The Chief Commissioner contended that the then Applicant's submissions were not ignored, they were simply not backed up by reasons and accordingly there is no error.
Clause 1 of the Trust Deed itself makes reference to the rest of the Trust Deed by stating that the Trustees must hold the Trust Fund "in accordance with the terms of this Deed". It is therefore artificial to construe clause 1 in isolation and the Appeal Panel disagreed with the Taxpayer that clause 1 itself contains the whole of the declaration of trust. The Appeal Panel held that it is therefore necessary to have regard to the whole of the Trust Deed. They observed that they are supported in their view by the decision in Platinum Investment which is the only relevant decision under the Act. There the operative clause, clause 2.2(a), provided as follows:
"Unless otherwise agreed between the Buyer and the Sellers, all Consideration Shares will be issued to and registered in the name of the Nominee, which shall hold the Consideration Shares on behalf of the Sellers (who shall each be absolutely entitled to their respective Consideration Shares as against the Nominee)."
The Appeal Panel noted that in the Platinum Investment case one was required to look beyond clause 2.2 to the definitions (clause 1.1) and a schedule in order to be able to fully identify the dutiable property mentioned in clause 2.2 (the Consideration Shares) and the quantum of shares.
They also held that furthermore, contrary to ground (1)(a) of the amended grounds of appeal, s 58 would not apply, because the Property is identified in the instrument (see Ground 2 below). On the Taxpayer's construction of s 8(3), s 58 could not be engaged, thus exposing the gap in the legislation.
For the foregoing reasons, where a declaration of trust is found in an instrument and it is not expressly or impliedly quarantined (as it is not here) it is permissible to look to the whole of the instrument to determine whether the elements of s 8(3) are satisfied.
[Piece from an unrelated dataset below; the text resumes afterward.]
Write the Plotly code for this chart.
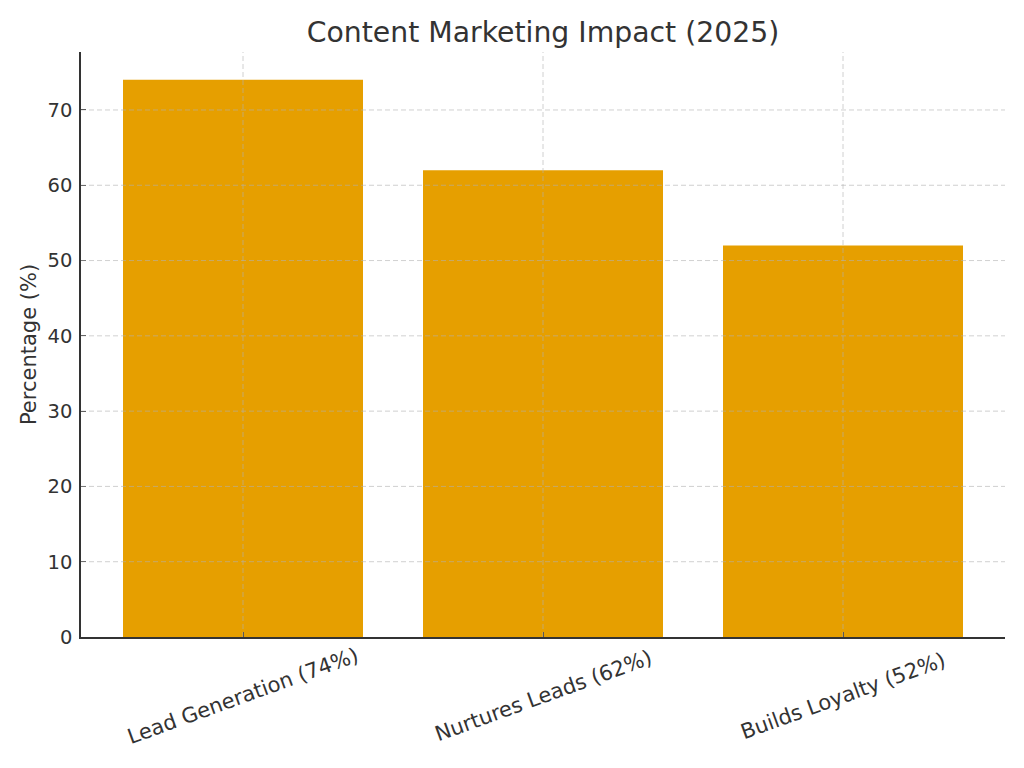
import plotly.graph_objects as go

# data
categories = ["Lead Generation (74%)", "Nurtures Leads (62%)", "Builds Loyalty (52%)"]
percentages = [74, 62, 52]
y_ticks = [0, 10, 20, 30, 40, 50, 60, 70]

font = "DejaVu Sans"
ink = "#333333"
grid = dict(color="rgba(176,176,176,0.6)", width=1, dash="5px,3px")

xpos = list(range(len(categories)))

fig = go.Figure()
fig.add_trace(go.Bar(
    x=xpos,
    y=percentages,
    width=0.8,
    marker=dict(color="#E69F00", line=dict(width=0)),
))

# grid drawn over the bars, like the original
for v in y_ticks[1:]:
    fig.add_shape(type="line", xref="paper", yref="y", x0=0, x1=1, y0=v, y1=v,
                  line=grid, layer="above")
for i in xpos:
    fig.add_shape(type="line", xref="x", yref="paper", x0=i, x1=i, y0=0, y1=1,
                  line=grid, layer="above")

# rotated category labels, centred under each tick
for i, name in zip(xpos, categories):
    fig.add_annotation(x=i, y=0, xref="x", yref="paper", text=name, showarrow=False,
                       textangle=-20, yanchor="middle", xanchor="center", yshift=-59,
                       font=dict(size=21, color=ink))

fig.update_layout(
    width=1024, height=768,
    margin=dict(l=73, r=27, t=44, b=139),
    plot_bgcolor="white", paper_bgcolor="white",
    font=dict(family=font, color=ink, size=19.5),
    showlegend=False,
    title=dict(text="Content Marketing Impact (2025)", xref="paper", x=0.5, xanchor="center",
               y=0.969, yanchor="middle", font=dict(size=28.3, color=ink)),
)

fig.update_xaxes(
    range=[-0.54, 2.54],
    tickmode="array", tickvals=xpos, showticklabels=False,
    ticks="inside", ticklen=5, tickcolor=ink,
    showline=True, linecolor=ink, linewidth=1.5,
    showgrid=False, zeroline=False, layer="above traces",
)
fig.update_yaxes(
    range=[0, 77.7],
    tickmode="array", tickvals=y_ticks,
    ticks="inside", ticklen=5, tickcolor=ink, ticklabelstandoff=3,
    showline=True, linecolor=ink, linewidth=1.5,
    showgrid=False, zeroline=False, layer="above traces",
    title=dict(text="Percentage (%)", standoff=5, font=dict(size=21, color=ink)),
)

fig.write_html("out.html")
Accordingly, there was no error of law in the Tribunal construing clause 1 with Recital C.
The conclusion of the Tribunal, that the Property would satisfy the definition of Trust Fund once vested in the Trustee was reasonably open. The fact alone that Recital C to the Trust Deed refers to the Property is capable of supporting that conclusion.
Further, the Trust Deed gives power to the Trustee to invest monies of the Trust Fund and to change those investments: clauses 3.1 and 3.2 (extracted at  of the Decision). On the Taxpayer's case (that the Trust Fund does not extend to purchased assets) no future investment of the Trust Fund would satisfy the definition of Trust Fund. This is unlikely to have been intended. This supports a conclusion that, viewed objectively, the Property satisfied the definition of the Trust Fund.
Accordingly, no error of law is demonstrated as there is some basis for the conclusion that Recital C identified property the subject of the declaration.
Having regard to the relevant cases (such as Molyneux and Vermeesch v Chief Commissioner of State Revenue (RD) (No 2)  NSWADTAP 41), there was no justification for the remission of market rate interest.
The Appeal Panel accepted that the Taxpayer had been operating under a misapprehension as to whether the exemption on the grounds of charitable status applied to the Trust Deed. In that regard, the Appeal Panel found with respect to Ground 3 that there was an error of law: there was a basis for the remission of the premium component of interest, which was not taken into account by the Tribunal at first instance. They therefore ordered that the premium interest component of the Assessment be remitted.